- Born: William Stewart Hillis 27 September 1943 Clydebank, Scotland
- Died: 20 July 2014 (aged 70) Glasgow, Scotland
- Education: University of Glasgow
- Occupations: professor of cardiology and exercise medicine
- Known for: doctor for Scotland national football team
- Medical career
- Institutions: Western Infirmary University of Glasgow Scottish Football Association

= Stewart Hillis =

Scottish physician (1943–2014)

William Stewart Hillis (28 September 1943 − 21 July 2014) was a Scottish physician who held a professorship in cardiology and exercise medicine. He was doctor for the Scotland national football team for 228 full international matches, part of his involvement with football that spanned more than 40 year during his medical career. He was vice-chairman of the UEFA medical committee and medical advisor to FIFA.

==Early life==
William Stewart Hillis was born on 28 September 1943 in Clydebank, but was always known as Stewart. He was the son of a foreman at John Brown's shipyard. He was educated at Linnvale Primary and then Clydebank High School. He studied medicine at the University of Glasgow, graduating in 1967. He married Anne and they had three sons and a daughter.

==Academic medicine==
Hillis spent a year working at Vanderbilt University in Nashville, Tennessee. In 1977, he was appointed as a consultant cardiologist at Stobhill Hospital in Glasgow, then working at the Western Infirmary in Glasgow.

Hillis started Bachelor of Science and Masters courses in Sports Medicine at the University of Glasgow in 1995 and was course director until 2012. In 1997, the University of Glasgow awarded Hillis a personal chair in cardiology and exercise medicine.

==Sports medicine==

===Club football===
In 1970, Hillis became the team doctor for Clydebank and remained in this position for 27 years.

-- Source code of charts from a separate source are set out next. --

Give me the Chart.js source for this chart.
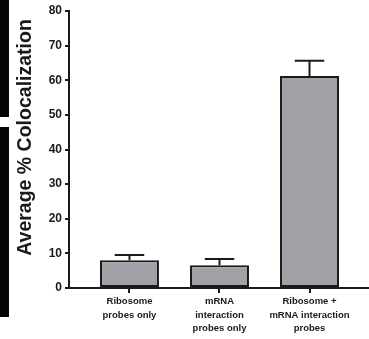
<!DOCTYPE html>
<html>
<head>
<meta charset="utf-8">
<script src="https://cdn.jsdelivr.net/npm/chart.js@4.4.1/dist/chart.umd.min.js"></script>
<style>
  html, body { margin: 0; padding: 0; background: #fff; }
  #wrap { position: relative; width: 369px; height: 339px; overflow: hidden; }
  #c { position: absolute; left: 0; top: 0; }
  .strip { position: absolute; left: 0; width: 9px; background: #050505; }
</style>
</head>
<body>
<div id="wrap">
  <canvas id="c" width="369" height="339"></canvas>
  <div class="strip" style="top:0;height:117px"></div>
  <div class="strip" style="top:127px;height:190px"></div>
</div>
<script>
// Group labels (multi-line) and their positions along the x axis
const categories = [
  ["Ribosome", "probes only"],
  ["mRNA", "interaction", "probes only"],
  ["Ribosome +", "mRNA interaction", "probes"]
];
const positions = [1, 2, 3];

// Mean colocalization (%) and standard error per group
const means = [8.0, 6.6, 61.2];
const sem = [1.5, 1.8, 4.4];

// Y axis range and step
const yMin = 0;
const yMax = 80;
const yStep = 10;
const yTitle = "Average % Colocalization";

const ink = "#1a1a1a";
const fontFamily = "'Liberation Sans', Arial, Helvetica, sans-serif";

// Upward-only error bars with caps, drawn from the sem array
const errorBars = {
  id: "errorBars",
  afterDatasetsDraw(chart) {
    const { ctx, scales: { x, y } } = chart;
    const meta = chart.getDatasetMeta(0);
    ctx.save();
    ctx.strokeStyle = ink;
    ctx.lineWidth = 2;
    meta.data.forEach((bar, i) => {
      const cx = x.getPixelForValue(positions[i]);
      const yTop = y.getPixelForValue(means[i]);
      const yErr = y.getPixelForValue(means[i] + sem[i]);
      const half = bar.width / 4;
      ctx.beginPath();
      ctx.moveTo(cx, yTop);
      ctx.lineTo(cx, yErr);
      ctx.moveTo(cx - half, yErr);
      ctx.lineTo(cx + half, yErr);
      ctx.stroke();
    });
    ctx.restore();
  }
};

// Rotated y-axis title
const axisTitle = {
  id: "axisTitle",
  afterDraw(chart) {
    const { ctx } = chart;
    ctx.save();
    ctx.translate(26, 137.5);
    ctx.rotate(-Math.PI / 2);
    ctx.font = "bold 19.5px " + fontFamily;
    ctx.fillStyle = ink;
    ctx.textAlign = "center";
    ctx.textBaseline = "middle";
    ctx.fillText(yTitle, 0, 0);
    ctx.restore();
  }
};

new Chart(document.getElementById("c"), {
  type: "bar",
  data: {
    datasets: [{
      data: positions.map((p, i) => ({ x: p, y: means[i] })),
      backgroundColor: "#a2a1a7",
      borderColor: ink,
      borderWidth: 2,
      borderSkipped: false,
      barPercentage: 0.655,
      categoryPercentage: 1
    }]
  },
  options: {
    responsive: false,
    animation: false,
    devicePixelRatio: 1,
    layout: { padding: { left: 0, right: 0, top: 11, bottom: 0 } },
    plugins: { legend: { display: false }, tooltip: { enabled: false } },
    scales: {
      x: {
        type: "linear",
        offset: false,
        min: 0.328,
        max: 3.661,
        afterBuildTicks(scale) {
          scale.ticks = positions.map(v => ({ value: v }));
        },
        afterFit(scale) { scale.height = 51; },
        grid: {
          display: true,
          offset: false,
          drawOnChartArea: false,
          drawTicks: true,
          tickLength: 5,
          color: ink,
          lineWidth: 2
        },
        border: { display: true, color: ink, width: 2 },
        ticks: {
          autoSkip: false,
          maxRotation: 0,
          padding: 2,
          color: ink,
          font: { family: fontFamily, size: 9.5, weight: "bold", lineHeight: 1.42 },
          callback(value) {
            const i = positions.indexOf(value);
            return i >= 0 ? categories[i] : "";
          }
        }
      },
      y: {
        min: yMin,
        max: yMax,
        afterFit(scale) { scale.width = 69; },
        grid: {
          display: true,
          drawOnChartArea: false,
          drawTicks: true,
          tickLength: 4,
          color: ink,
          lineWidth: 2
        },
        border: { display: true, color: ink, width: 2 },
        ticks: {
          stepSize: yStep,
          padding: 3,
          color: ink,
          font: { family: fontFamily, size: 12, weight: "bold" }
        }
      }
    }
  },
  plugins: [errorBars, axisTitle]
});
</script>
</body>
</html>
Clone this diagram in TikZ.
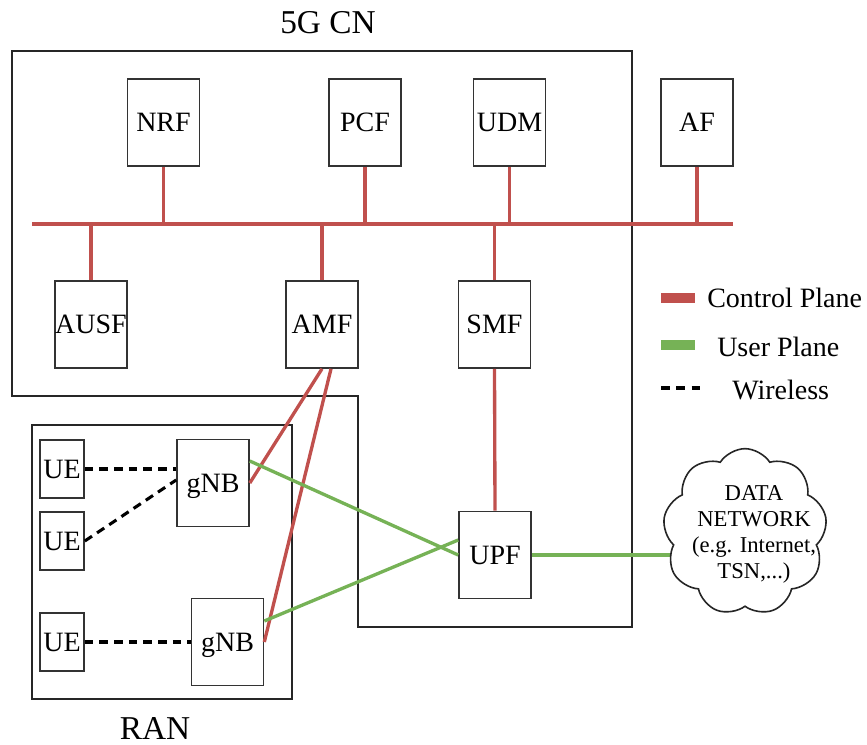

He had a brief spell as club doctor at Rangers F.C. but during this period the club signed Daniel Prodan in 1998 without some significant medical problems being discovered before the completion of the deal. When the club's owner David Murray rushed the deal for the player through, Hillis hadn't been allowed the normal amount of time to complete his medical checks.

===International football===
In 1976, he began working with the Scottish Football Association to provide medical support for the Scotland national under-21 football team and he covered 54 matches. In 1982, he was promoted to cover the Scotland national team doctor. In 1985, at the Wales vs Scotland football match in Cardiff, the Scotland team manager Jock Stein collapsed and although Hillis and the team attempted resuscitation, Stein died from a heart attack.

Hillis was the chief doctor for Scotland at the 1986 FIFA World Cup in Mexico. In 1987 the SFA approved the formation of medical subcommittee and Hillis was part of it. He was part of the 9-man backroom team for the 1990 FIFA World Cup in Italy.

Hillis helped establish the Sports Medicine Centre inside Hampden Park, the first of its kind in a national stadium. He stepped down as the Scotland team doctor in 2010, but remained involved research and he continued to be involved with the SFA. He became the medical director of the SFA.

In 1986, he became a member of UEFA's Medical Committee and he had several stints as vice-chairman of the committee. He was a medical adviser to FIFA.

===Commonwealth Games===
Hillis had been working with the medical team to prepare for the 2014 Commonwealth Games. He was diagnosed with mesothelioma in May 2014, however he continued to work until the middle of June.

==Awards and honours==
In 2008, Hillis was awarded the prestigious Sir Robert Atkin prize by the Institute of Sport and Exercise Medicine. He was awarded an OBE in the 2010 New Year Honours list for services to medicine and sport.

In 2014, the British Association of Sport and Exercise Medicine (BASEM) awarded him the Roger Bannister medal, recognising an outstanding contribution to the field of Sport and Exercise Medicine over his lifetime. In July 2015 a project to look at how best to treat mental health issues encountered by footballers in Scotland was funded by the UEFA Research Grant Programme and was dedicated to Hillis.

In October 2015, he was posthumously admitted into the Scottish Football Hall of Fame. In 2016 he was made an honorary fellow of the Faculty of Sport and Exercise Medicine UK.